Polish prime minister: Restitution to Holocaust victims a ‘victory for Hitler’
Polish Prime Minister Mateusz Morawiecki said on Friday that was Poland to pay restitution for those whose property was stolen in the Holocaust it would violate “international law and would also be a posthumous victory for Hitler;” therefore, “something like this will never happen.”
Morawiecki made the remarks at a campaign rally in the city of Lodz, which had the second-largest Jewish ghetto during World War II.
Last week, a 65-year-old Israeli man was arrested for spitting at Polish Ambassador to Israel Marek Magierowski and has since apologized.
In February, Israeli Acting Foreign Minister Israel Katz slammed Poland for collaborating with Germany during the Holocaust. Some 380,000 Polish Jews out of 3.3. million—a little more than 10 percent—survived the Holocaust.
“I am the son of Holocaust survivors, we will never forgive and never forget, and there were many Poles who collaborated with the Nazis,” said Katz.
Quoting former Israeli Prime Minister Yitzhak Shamir, Katz added that “Shamir said that ever Pole sucked antisemitism with his mother’s milk. Nobody will tell us how to express our stance and how to honour the dead.”
Katz’s comments sparked outrage as Poland withdrew from a planned summit in Israel.
JNS
World Jewish Congress President Ronald S. Lauder has characterized as “reprehensible” Polish Prime Minister Mateusz Morawiecki’s reported statement that providing restitution to Polish Jews for property stolen from them during the Holocaust would be tantamount to “Hitler’s posthumous victory.”
“Poland was itself subjected to years of savage Nazi occupation, which makes its failure to appropriately confront the tragedy of millions of its Jewish citizens who were earmarked for annihilation by the Germans especially troubling.

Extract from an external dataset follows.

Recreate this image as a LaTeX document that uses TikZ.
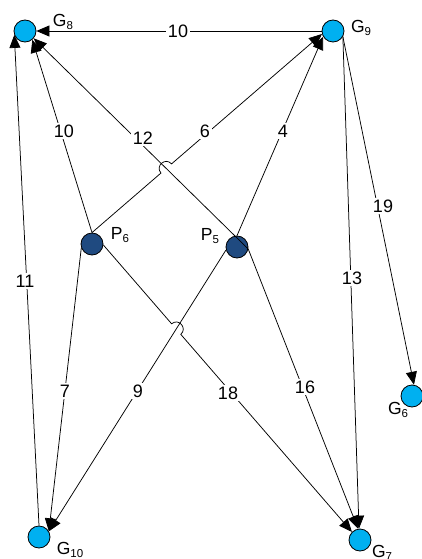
\documentclass[tikz,border=0pt]{standalone}
\usepackage{fontspec}
\setmainfont{Liberation Sans}
\usetikzlibrary{arrows.meta,calc,intersections}
\definecolor{gblue}{HTML}{00B0F0}
\definecolor{pblue}{HTML}{1F4A80}
\newcommand\mysub[1]{\raisebox{-3.5pt}{\fontsize{11.5}{13}\selectfont #1}}
\begin{document}
\begin{tikzpicture}[x=1pt,y=1pt,
  gnode/.style={circle,draw=black,line width=0.8pt,fill=gblue,minimum size=22pt,inner sep=0pt},
  pnode/.style={circle,draw=black,line width=0.8pt,fill=pblue,minimum size=22pt,inner sep=0pt},
  edge/.style={draw=black,line width=0.75pt,-{Triangle[length=13pt,width=11pt]}},
  elab/.style={fill=white,inner sep=1.5pt,font=\fontsize{18}{20}\selectfont},
  nlab/.style={inner sep=0pt,font=\fontsize{17.5}{20}\selectfont},
  hop/.style={bend left=90,looseness=1.7}]
\useasboundingbox (0,0) rectangle (422,-559);
\fill[white] (0,0) rectangle (422,-559);
% nodes
\node[gnode] (G8) at (25,-31) {};
\node[gnode] (G9) at (333,-31) {};
\node[pnode] (P6) at (92,-244) {};
\node[pnode] (P5) at (237,-247) {};
\node[gnode] (G6) at (412,-396) {};
\node[gnode] (G10) at (39,-537) {};
\node[gnode] (G7) at (360,-540) {};
% node labels
\node[nlab] (tG8) at (63,-22) {G\mysub{8}};
\node[nlab] (tG9) at (361,-28) {G\mysub{9}};
\node[nlab] (tP6) at (120,-235) {P\mysub{6}};
\node[nlab] (tP5) at (210,-236) {P\mysub{5}};
\node[nlab] (tG6) at (398,-410) {G\mysub{6}};
\node[nlab] (tG10) at (70,-550) {G\mysub{10}};
\node[nlab] (tG7) at (382,-553) {G\mysub{7}};
% hop intersections
\path[name path=l6] (P6.north) -- (G9.195);
\path[name path=l12] (P5.-10) -- (G8.-40);
\path[name intersections={of=l6 and l12,by=X1}];
\path[name path=l18] (P6.-5) -- (G7.135);
\path[name path=l9] (P5.195) -- (G10.30);
\path[name intersections={of=l18 and l9,by=X2}];
% edges
\draw[edge] (G9.west) -- (G8.east);
\draw[edge] (P6.north) -- (G8.-50);
\draw[edge] (P5.-10) -- (G8.-40);
\draw[edge] (P6.north) -- ($(X1)!7pt!(P6.north)$) to[hop] ($(X1)!7pt!(G9.195)$) -- (G9.195);
\draw[edge] (P5.north) -- (G9.210);
\draw[edge] (G10.north) -- (G8.200);
\draw[edge] (P6.200) -- (G10.30);
\draw[edge] (P5.195) -- (G10.30);
\draw[edge] (P6.-5) -- ($(X2)!7pt!(P6.-5)$) to[hop] ($(X2)!7pt!(G7.135)$) -- (G7.135);
\draw[edge] (P5.-10) -- (G7.100);
\draw[edge] (G9.-30) -- (G7.95);
\draw[edge] (G9.-30) -- (G6.80);
% edge labels
\node[elab] (e1) at (178,-31) {10};
\node[elab] (e2) at (64,-131) {10};
\node[elab] (e3) at (143,-138) {12};
\node[elab] (e4) at (205,-131) {6};
\node[elab] (e5) at (283,-131) {4};
\node[elab] (e6) at (25,-281) {11};
\node[elab] (e7) at (383,-206) {19};
\node[elab] (e8) at (352,-278) {13};
\node[elab] (e9) at (65,-391) {7};
\node[elab] (e10) at (138,-391) {9};
\node[elab] (e11) at (228,-393) {18};
\node[elab] (e12) at (305,-387) {16};
\end{tikzpicture}
\end{document}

Successive Polish governments have steadfastly refused to recognize the material losses of Polish Jewry and have essentially treated their homes and other property as the spoils of war–and individual Poles and Polish institutions have profiteered from these assets for more than seven decades,” Lauder said.
“This unwillingness to acknowledge that the victims of the Holocaust and their heirs are entitled to a modicum of material justice is unfortunate enough,” Lauder continued, “but Prime Minister Morawiecki’s contention–assuming that it was uttered as reported–that providing restitution to Jews for their stolen property would be ‘Hitler’s posthumous victory’ is alarming in the extreme. I hope that Prime Minister Morawiecki was misquoted and can provide an explanation. Otherwise, the sentiments underlying his words can only be characterized as reprehensible and must be thoroughly rejected. As a longtime friend of Poland and the Polish people, I call upon Prime Minister Morawiecki to either deny or retract this deeply offensive and utterly incomprehensible statement.”
Several days earlier, in a front-page op-ed article in the Polish daily Rzeczpospolita, President Lauder wrote of his long term admiration for Poland and his many years of engagement in that country, and called upon Polish political and religious leaders to forcefully denounce the latest manifestations of antisemitism, including the citation of the Protocols of the Elders of Zion by the Bishop of Tarnow in a homily to the faithful. Lauder pledged to continue to actively struggle against the obfuscation of history and to call out those who, out of ignorance or malevolence, blacken Poland’s reputation by suggesting that it was somehow to blame for the crimes committed at Auschwitz and other German death and concentration camps in occupied Poland.